_Written problem_
Return exactly, and only, the lines from the one holding "Emit a Python" through the one holding "plt.rcParams['font.family'] = ['Liberation", both included; the pictures stay out.

_Excerpted records_
——————
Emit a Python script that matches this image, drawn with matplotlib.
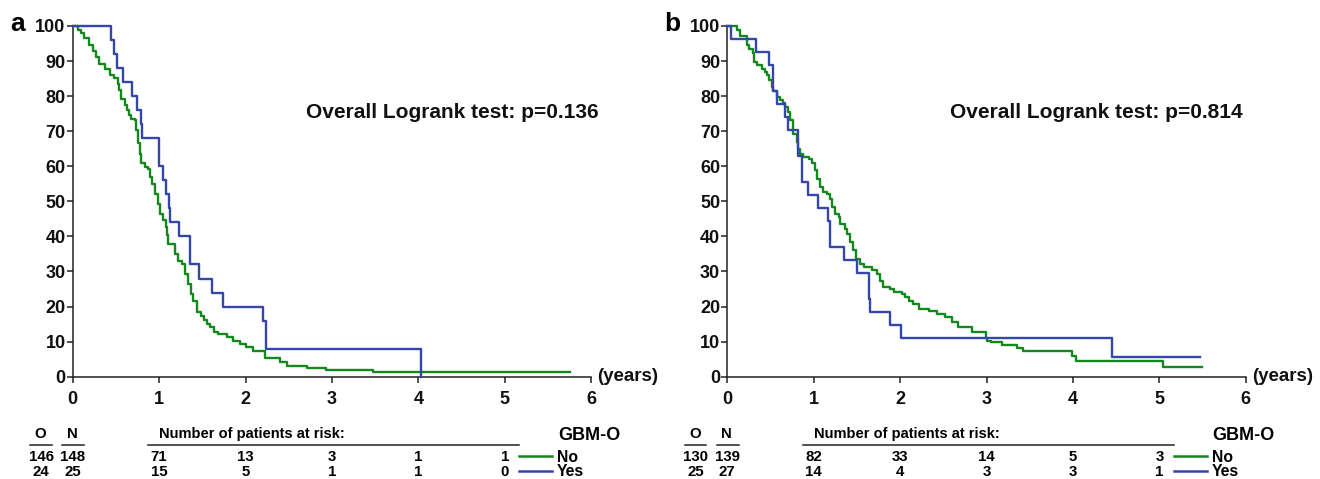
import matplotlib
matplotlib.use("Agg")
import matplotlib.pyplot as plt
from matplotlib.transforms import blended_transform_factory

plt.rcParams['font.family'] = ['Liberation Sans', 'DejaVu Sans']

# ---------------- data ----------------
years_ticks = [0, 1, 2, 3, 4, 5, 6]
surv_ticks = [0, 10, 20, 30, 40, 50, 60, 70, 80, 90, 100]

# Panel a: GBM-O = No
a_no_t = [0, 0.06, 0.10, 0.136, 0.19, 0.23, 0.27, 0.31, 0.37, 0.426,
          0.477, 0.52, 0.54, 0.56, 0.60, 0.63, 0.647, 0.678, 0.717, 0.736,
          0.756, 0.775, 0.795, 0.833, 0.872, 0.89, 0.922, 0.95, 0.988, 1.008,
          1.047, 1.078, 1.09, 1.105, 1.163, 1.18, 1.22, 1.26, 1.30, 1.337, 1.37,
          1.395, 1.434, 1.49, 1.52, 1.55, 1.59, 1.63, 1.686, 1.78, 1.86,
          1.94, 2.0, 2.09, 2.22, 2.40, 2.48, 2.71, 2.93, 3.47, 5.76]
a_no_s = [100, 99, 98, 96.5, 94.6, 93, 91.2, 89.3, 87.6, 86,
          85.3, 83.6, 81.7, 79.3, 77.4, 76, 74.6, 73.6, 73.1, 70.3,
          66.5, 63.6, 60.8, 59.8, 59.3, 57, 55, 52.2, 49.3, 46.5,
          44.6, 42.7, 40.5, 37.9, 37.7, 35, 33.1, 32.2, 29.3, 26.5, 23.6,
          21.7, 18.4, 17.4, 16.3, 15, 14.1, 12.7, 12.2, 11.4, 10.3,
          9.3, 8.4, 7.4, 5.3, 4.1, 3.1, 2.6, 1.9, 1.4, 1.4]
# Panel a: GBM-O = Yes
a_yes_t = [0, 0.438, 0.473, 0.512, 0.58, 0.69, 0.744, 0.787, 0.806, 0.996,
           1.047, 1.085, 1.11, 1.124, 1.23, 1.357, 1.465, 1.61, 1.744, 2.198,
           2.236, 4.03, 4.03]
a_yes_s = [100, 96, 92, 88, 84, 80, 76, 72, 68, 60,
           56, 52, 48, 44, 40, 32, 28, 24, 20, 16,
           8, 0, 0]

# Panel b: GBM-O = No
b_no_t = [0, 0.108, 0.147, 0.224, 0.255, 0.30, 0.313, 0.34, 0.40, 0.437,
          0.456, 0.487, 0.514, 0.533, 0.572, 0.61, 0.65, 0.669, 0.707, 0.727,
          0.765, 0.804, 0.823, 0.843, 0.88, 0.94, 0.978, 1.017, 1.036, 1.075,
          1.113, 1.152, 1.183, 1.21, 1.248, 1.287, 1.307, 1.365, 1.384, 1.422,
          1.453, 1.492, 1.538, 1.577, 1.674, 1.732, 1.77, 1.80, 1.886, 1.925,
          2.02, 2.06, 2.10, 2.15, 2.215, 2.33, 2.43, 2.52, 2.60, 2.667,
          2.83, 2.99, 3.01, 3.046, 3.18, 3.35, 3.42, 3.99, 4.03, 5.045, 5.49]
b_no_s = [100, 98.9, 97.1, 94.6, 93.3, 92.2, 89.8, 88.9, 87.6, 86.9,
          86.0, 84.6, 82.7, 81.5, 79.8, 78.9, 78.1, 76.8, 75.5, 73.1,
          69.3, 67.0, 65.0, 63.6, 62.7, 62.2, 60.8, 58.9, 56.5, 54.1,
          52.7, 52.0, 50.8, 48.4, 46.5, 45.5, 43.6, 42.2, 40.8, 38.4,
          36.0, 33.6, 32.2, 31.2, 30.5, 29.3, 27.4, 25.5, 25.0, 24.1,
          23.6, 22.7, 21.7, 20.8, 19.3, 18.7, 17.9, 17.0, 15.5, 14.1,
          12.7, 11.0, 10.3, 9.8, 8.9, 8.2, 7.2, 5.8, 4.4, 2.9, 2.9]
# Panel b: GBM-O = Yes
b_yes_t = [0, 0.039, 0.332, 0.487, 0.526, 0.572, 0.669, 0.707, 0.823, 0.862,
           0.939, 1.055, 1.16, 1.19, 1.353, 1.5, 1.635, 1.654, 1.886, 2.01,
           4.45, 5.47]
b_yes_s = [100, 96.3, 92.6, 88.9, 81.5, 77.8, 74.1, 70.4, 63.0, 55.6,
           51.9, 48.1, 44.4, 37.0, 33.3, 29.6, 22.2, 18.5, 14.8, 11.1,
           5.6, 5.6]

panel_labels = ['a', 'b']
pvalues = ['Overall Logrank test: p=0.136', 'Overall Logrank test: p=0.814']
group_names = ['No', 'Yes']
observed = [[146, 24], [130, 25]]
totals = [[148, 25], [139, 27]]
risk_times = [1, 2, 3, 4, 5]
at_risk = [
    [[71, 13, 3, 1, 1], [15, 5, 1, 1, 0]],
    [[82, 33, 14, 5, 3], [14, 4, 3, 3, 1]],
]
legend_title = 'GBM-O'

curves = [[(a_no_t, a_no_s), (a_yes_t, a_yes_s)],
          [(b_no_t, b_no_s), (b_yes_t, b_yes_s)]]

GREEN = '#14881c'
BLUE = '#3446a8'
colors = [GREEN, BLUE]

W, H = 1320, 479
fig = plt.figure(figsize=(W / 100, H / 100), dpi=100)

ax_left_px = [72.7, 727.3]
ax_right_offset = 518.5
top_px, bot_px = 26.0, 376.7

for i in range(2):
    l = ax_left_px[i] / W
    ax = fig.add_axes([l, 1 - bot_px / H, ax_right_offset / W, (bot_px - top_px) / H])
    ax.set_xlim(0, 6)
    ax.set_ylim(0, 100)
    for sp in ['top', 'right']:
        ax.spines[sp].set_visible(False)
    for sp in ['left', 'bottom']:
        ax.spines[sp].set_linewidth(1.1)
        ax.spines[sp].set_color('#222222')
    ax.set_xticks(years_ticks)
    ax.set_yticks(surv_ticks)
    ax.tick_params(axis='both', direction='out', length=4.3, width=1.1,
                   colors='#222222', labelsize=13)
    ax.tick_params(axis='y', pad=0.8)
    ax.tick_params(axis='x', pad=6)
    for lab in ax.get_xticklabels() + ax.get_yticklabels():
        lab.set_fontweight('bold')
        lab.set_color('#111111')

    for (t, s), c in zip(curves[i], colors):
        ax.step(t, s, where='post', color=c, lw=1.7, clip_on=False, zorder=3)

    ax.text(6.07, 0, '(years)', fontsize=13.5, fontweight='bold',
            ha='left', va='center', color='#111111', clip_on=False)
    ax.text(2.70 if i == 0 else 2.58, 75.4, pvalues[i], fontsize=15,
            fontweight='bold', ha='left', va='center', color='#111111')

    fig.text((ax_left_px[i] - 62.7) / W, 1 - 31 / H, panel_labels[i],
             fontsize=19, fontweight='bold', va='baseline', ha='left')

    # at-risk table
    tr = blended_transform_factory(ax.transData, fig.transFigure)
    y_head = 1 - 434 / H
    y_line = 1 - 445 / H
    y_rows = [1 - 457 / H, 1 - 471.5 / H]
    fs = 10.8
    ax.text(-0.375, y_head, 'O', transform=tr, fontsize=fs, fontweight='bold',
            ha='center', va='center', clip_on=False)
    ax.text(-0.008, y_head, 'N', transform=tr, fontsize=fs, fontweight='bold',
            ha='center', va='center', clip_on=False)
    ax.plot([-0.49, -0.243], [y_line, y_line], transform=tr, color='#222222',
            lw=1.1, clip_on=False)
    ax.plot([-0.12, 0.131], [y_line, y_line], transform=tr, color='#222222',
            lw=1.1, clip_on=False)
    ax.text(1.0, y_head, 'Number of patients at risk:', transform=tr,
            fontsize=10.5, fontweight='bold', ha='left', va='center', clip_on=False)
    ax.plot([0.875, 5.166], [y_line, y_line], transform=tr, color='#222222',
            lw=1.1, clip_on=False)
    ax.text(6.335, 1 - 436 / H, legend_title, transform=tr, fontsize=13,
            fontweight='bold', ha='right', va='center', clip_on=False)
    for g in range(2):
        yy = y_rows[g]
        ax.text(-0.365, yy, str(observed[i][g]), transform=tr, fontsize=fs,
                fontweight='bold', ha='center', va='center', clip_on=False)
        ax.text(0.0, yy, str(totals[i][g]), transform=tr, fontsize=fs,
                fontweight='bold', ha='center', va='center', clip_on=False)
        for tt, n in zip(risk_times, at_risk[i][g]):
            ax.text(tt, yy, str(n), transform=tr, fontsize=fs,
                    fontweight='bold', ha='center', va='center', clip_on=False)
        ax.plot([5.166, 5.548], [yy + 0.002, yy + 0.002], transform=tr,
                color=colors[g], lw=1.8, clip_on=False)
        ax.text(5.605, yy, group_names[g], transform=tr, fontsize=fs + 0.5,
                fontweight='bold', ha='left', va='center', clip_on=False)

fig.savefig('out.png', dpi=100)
——————
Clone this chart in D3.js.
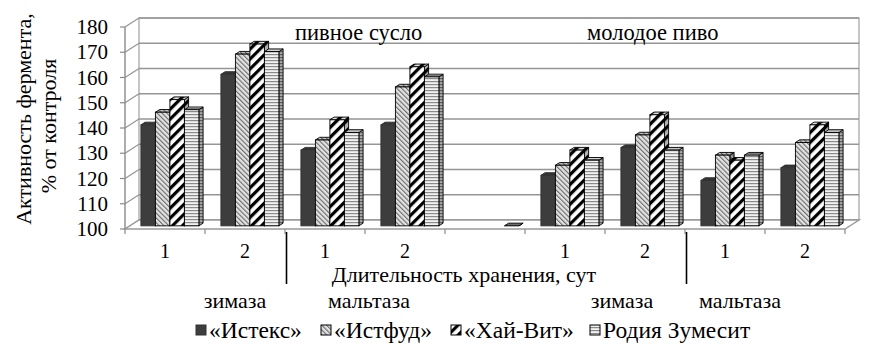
——————
_Answer in full_
Emit a Python script that matches this image, drawn with matplotlib.
import matplotlib
matplotlib.use("Agg")
import matplotlib.pyplot as plt
from matplotlib.transforms import blended_transform_factory

plt.rcParams['font.family'] = ['Liberation Sans', 'DejaVu Sans']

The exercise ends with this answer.